Folha - O governo deu indicações de que vai endurecer com os EUA?
Haberfeld -
Vai negociar, como já deveria ter negociado sempre. Para mim, endurecer é sinônimo de negociar. Não tem mais esse troço de ser bonzinho, de ser gentleman, cavalheiro. Acabou a negociação, nós vamos na esquina tomar um uísque, bater um papo, sermos ultra-amigos, mas sentou na mesa de negociação, eu defendo o meu e você defende o seu.

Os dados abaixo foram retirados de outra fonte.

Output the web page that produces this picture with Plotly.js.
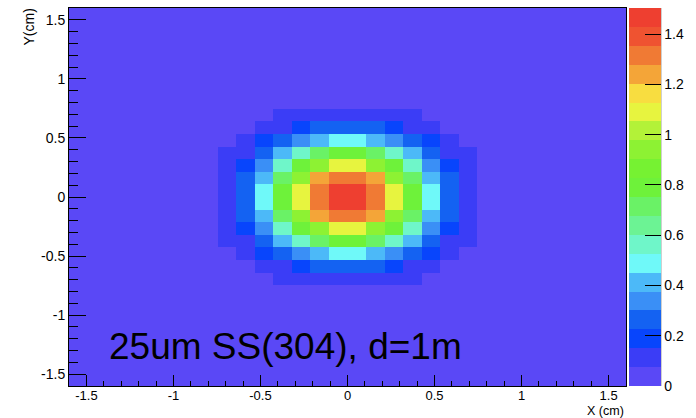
<!DOCTYPE html>
<html>
<head>
<meta charset="utf-8">
<script src="https://cdn.plot.ly/plotly-3.0.1.min.js"></script>
<style>html,body{margin:0;padding:0;background:#fff;}#chart{width:696px;height:418px;}</style>
</head>
<body>
<div id="chart"></div>
<script>
// Bin centers (30 bins from -1.6 to 1.6 cm)
var xCenters = [-1.5467,-1.44,-1.3333,-1.2267,-1.12,-1.0133,-0.9067,-0.8,-0.6933,-0.5867,-0.48,-0.3733,-0.2667,-0.16,-0.0533,0.0533,0.16,0.2667,0.3733,0.48,0.5867,0.6933,0.8,0.9067,1.0133,1.12,1.2267,1.3333,1.44,1.5467];
var yCenters = [-1.5467,-1.44,-1.3333,-1.2267,-1.12,-1.0133,-0.9067,-0.8,-0.6933,-0.5867,-0.48,-0.3733,-0.2667,-0.16,-0.0533,0.0533,0.16,0.2667,0.3733,0.48,0.5867,0.6933,0.8,0.9067,1.0133,1.12,1.2267,1.3333,1.44,1.5467];

// Bin contents, rows from bottom (y=-1.55) to top (y=1.55)
var zRows = [
[0,0,0,0,0,0,0,0,0,0,0,0,0,0,0,0,0,0,0,0,0,0,0,0,0,0,0,0,0,0],
[0,0,0,0,0,0,0,0,0,0,0,0,0,0,0,0,0,0,0,0,0,0,0,0,0,0,0,0,0,0],
[0,0,0,0,0,0,0,0,0,0,0,0,0,0,0,0,0,0,0,0,0,0,0,0,0,0,0,0,0,0],
[0,0,0,0,0,0,0,0,0,0,0,0,0,0,0,0,0,0,0,0,0,0,0,0,0,0,0,0,0,0],
[0,0,0,0,0,0,0,0,0,0,0,0,0,0,0,0,0,0,0,0,0,0,0,0,0,0,0,0,0,0],
[0,0,0,0,0,0,0,0,0,0,0,0,0,0,0,0,0,0,0,0,0,0,0,0,0,0,0,0,0,0],
[0,0,0,0,0,0,0,0,0,0,0,0,0,0,0,0,0,0,0,0,0,0,0,0,0,0,0,0,0,0],
[0,0,0,0,0,0,0,0,0,0,0,0,0,0,0,0,0,0,0,0,0,0,0,0,0,0,0,0,0,0],
[0,0,0,0,0,0,0,0,0,0,0,0.11,0.11,0.11,0.11,0.11,0.11,0.11,0.11,0,0,0,0,0,0,0,0,0,0,0],
[0,0,0,0,0,0,0,0,0,0,0.11,0.11,0.19,0.26,0.26,0.26,0.26,0.19,0.11,0.11,0,0,0,0,0,0,0,0,0,0],
[0,0,0,0,0,0,0,0,0,0.11,0.19,0.26,0.34,0.41,0.49,0.49,0.41,0.34,0.26,0.19,0.11,0,0,0,0,0,0,0,0,0],
[0,0,0,0,0,0,0,0,0.11,0.11,0.26,0.41,0.56,0.71,0.79,0.79,0.71,0.56,0.41,0.26,0.11,0.11,0,0,0,0,0,0,0,0],
[0,0,0,0,0,0,0,0,0.11,0.19,0.34,0.56,0.79,0.94,1.09,1.09,0.94,0.79,0.56,0.34,0.19,0.11,0,0,0,0,0,0,0,0],
[0,0,0,0,0,0,0,0,0.11,0.26,0.41,0.71,0.94,1.24,1.32,1.32,1.24,0.94,0.71,0.41,0.26,0.11,0,0,0,0,0,0,0,0],
[0,0,0,0,0,0,0,0,0.11,0.26,0.49,0.79,1.09,1.32,1.48,1.47,1.32,1.09,0.79,0.49,0.26,0.11,0,0,0,0,0,0,0,0],
[0,0,0,0,0,0,0,0,0.11,0.26,0.49,0.79,1.09,1.32,1.49,1.504,1.32,1.09,0.79,0.49,0.26,0.11,0,0,0,0,0,0,0,0],
[0,0,0,0,0,0,0,0,0.11,0.26,0.41,0.71,0.94,1.24,1.32,1.32,1.24,0.94,0.71,0.41,0.26,0.11,0,0,0,0,0,0,0,0],
[0,0,0,0,0,0,0,0,0.11,0.19,0.34,0.56,0.79,0.94,1.09,1.09,0.94,0.79,0.56,0.34,0.19,0.11,0,0,0,0,0,0,0,0],
[0,0,0,0,0,0,0,0,0.11,0.11,0.26,0.41,0.56,0.71,0.79,0.79,0.71,0.56,0.41,0.26,0.11,0.11,0,0,0,0,0,0,0,0],
[0,0,0,0,0,0,0,0,0,0.11,0.19,0.26,0.34,0.41,0.49,0.49,0.41,0.34,0.26,0.19,0.11,0,0,0,0,0,0,0,0,0],
[0,0,0,0,0,0,0,0,0,0,0.11,0.11,0.19,0.26,0.26,0.26,0.26,0.19,0.11,0.11,0,0,0,0,0,0,0,0,0,0],
[0,0,0,0,0,0,0,0,0,0,0,0.11,0.11,0.11,0.11,0.11,0.11,0.11,0.11,0,0,0,0,0,0,0,0,0,0,0],
[0,0,0,0,0,0,0,0,0,0,0,0,0,0,0,0,0,0,0,0,0,0,0,0,0,0,0,0,0,0],
[0,0,0,0,0,0,0,0,0,0,0,0,0,0,0,0,0,0,0,0,0,0,0,0,0,0,0,0,0,0],
[0,0,0,0,0,0,0,0,0,0,0,0,0,0,0,0,0,0,0,0,0,0,0,0,0,0,0,0,0,0],
[0,0,0,0,0,0,0,0,0,0,0,0,0,0,0,0,0,0,0,0,0,0,0,0,0,0,0,0,0,0],
[0,0,0,0,0,0,0,0,0,0,0,0,0,0,0,0,0,0,0,0,0,0,0,0,0,0,0,0,0,0],
[0,0,0,0,0,0,0,0,0,0,0,0,0,0,0,0,0,0,0,0,0,0,0,0,0,0,0,0,0,0],
[0,0,0,0,0,0,0,0,0,0,0,0,0,0,0,0,0,0,0,0,0,0,0,0,0,0,0,0,0,0],
[0,0,0,0,0,0,0,0,0,0,0,0,0,0,0,0,0,0,0,0,0,0,0,0,0,0,0,0,0,0]
];

// 20-level palette (ROOT "pretty" palette), bottom to top
var paletteColors = ["#5a48f6","#3b3df6","#0845fc","#1462f2","#3a8ff6","#4cb9f8","#6ff9f9","#6ff6c9","#6cf394","#6af266",
                     "#6ef23a","#76f232","#8df233","#b3f238","#e7f43f","#f8dd40","#f4a538","#f07a34","#ef5331","#ee3f30"];
var zMin = 0, zMax = 1.504;

var axisTickVals = [-1.5,-1,-0.5,0,0.5,1,1.5];
var axisTickText = ["-1.5","-1","-0.5","0","0.5","1","1.5"];
var cbTickVals = [0,0.2,0.4,0.6,0.8,1,1.2,1.4];
var cbTickText = ["0","0.2","0.4","0.6","0.8","1","1.2","1.4"];

var labelText = "25um SS(304), d=1m";
var xTitle = "X (cm)";
var yTitle = "Y(cm)";

// build discrete colorscale
var cscale = [];
for (var k = 0; k < paletteColors.length; k++) {
  cscale.push([k / paletteColors.length, paletteColors[k]]);
  cscale.push([(k + 1) / paletteColors.length, paletteColors[k]]);
}

var FONT = "Liberation Sans, Arial, Helvetica, sans-serif";
var W = 696, H = 418, L = 69, R = 70, T = 8, B = 32;
var pw = W - L - R, ph = H - T - B;

var trace = {
  type: "heatmap",
  x: xCenters, y: yCenters, z: zRows,
  zmin: zMin, zmax: zMax, zsmooth: false,
  colorscale: cscale,
  hoverinfo: "skip",
  colorbar: {
    x: 1 + 2.7 / pw, xanchor: "left", xref: "paper",
    y: 0.5, yanchor: "middle", len: 1, lenmode: "fraction",
    thickness: 32, thicknessmode: "pixels",
    xpad: 0, ypad: 0, outlinewidth: 0,
    ticks: "inside", ticklen: 16, tickwidth: 1, tickcolor: "#000",
    tickvals: cbTickVals, ticktext: cbTickText,
    tickfont: {family: FONT, size: 14, color: "#000"},
    ticklabelposition: "outside"
  }
};

var axisCommon = {
  tickvals: axisTickVals, ticktext: axisTickText,
  ticks: "inside", tickwidth: 1, tickcolor: "#000",
  showline: true, linecolor: "#000", linewidth: 1, mirror: true,
  showgrid: false, zeroline: false,
  range: [-1.6, 1.6], fixedrange: true
};

var layout = {
  width: W, height: H,
  margin: {l: L, r: R, t: T, b: B, pad: 0, autoexpand: false},
  paper_bgcolor: "#ffffff",
  plot_bgcolor: paletteColors[0],
  showlegend: false,
  xaxis: Object.assign({}, axisCommon, {
    ticklen: 11,
    ticklabelstandoff: -3,
    tickfont: {family: FONT, size: 13, color: "#000"},
    minor: {ticks: "inside", dtick: 0.1, tick0: 0, ticklen: 5.5, tickwidth: 1, tickcolor: "#000"}
  }),
  yaxis: Object.assign({}, axisCommon, {
    ticklen: 17,
    tickfont: {family: FONT, size: 14, color: "#000"},
    minor: {ticks: "inside", dtick: 0.1, tick0: 0, ticklen: 8.5, tickwidth: 1, tickcolor: "#000"}
  }),
  shapes: [
    {type: "line", xref: "paper", yref: "paper", x0: 1 + 34.7 / pw, x1: 1 + 34.7 / pw, y0: 0, y1: 1,
     line: {color: "#000", width: 1}}
  ],
  annotations: [
    {text: labelText, xref: "paper", yref: "paper", x: (107 - L) / pw, y: (H - B - 346) / ph,
     xanchor: "left", yanchor: "middle", showarrow: false,
     font: {family: FONT, size: 37, color: "#000"}},
    {text: xTitle, xref: "paper", yref: "paper", x: 1, y: (H - B - 410.5) / ph,
     xanchor: "right", yanchor: "middle", showarrow: false,
     font: {family: FONT, size: 12.5, color: "#000"}},
    {text: yTitle, xref: "paper", yref: "paper", x: (28 - L) / pw, y: 1 + 1 / ph,
     xanchor: "center", yanchor: "top", textangle: -90, showarrow: false,
     font: {family: FONT, size: 14, color: "#000"}}
  ]
};

Plotly.newPlot("chart", [trace], layout, {displayModeBar: false, staticPlot: true});
</script>
</body>
</html>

Folha - O sr. acha que o governo Fernando Henrique Cardoso não foi duro na negociação da Alca?
Haberfeld -
O Celso Lafer (ex-ministro das Relações Exteriores) foi um cara muito positivo, que ajudou muito na negociação da Alca, mas o problema é que governo Fernando Henrique promoveu uma política ideal para um país desenvolvido, que não é o nosso caso. Para uma França, o governo FHC teria sido uma maravilha. Nós temos que ser muito mais rústicos, muito mais duros. Não necessitamos falar cinco línguas e nos apresentar nos Champs Elysées. Temos que nos apresentar na Argélia, falando argelino e com ar de necessitado. Não podemos dar uma de rico não sendo rico. O Brasil não precisa dessa figura de estadista do Fernando Henrique, e sim de um bom governo que resolva os problemas do país de forma rústica.

Folha - O presidente Lula é o ideal, então?
Haberfeld -
O Lula tem o perfil ideal. É um homem simpático, sabe se posicionar e bate duro. Negociou a vida inteira pelo sindicato. Não existe melhor negociador de que um sindicalista da CUT. Quando começa a ficar bonzinho, é trocado. Essa é a teoria da CUT. Negociei durante muito tempo com sindicalistas da CUT. Aprendi muito com eles. O PT é imbatível na negociação. Nós, empresários, associações empresariais, precisamos começar a entrar na negociação. A pior solução é a de fazer um movimento contra a Alca. O melhor é ir para a negociação, até não chegar a um acordo.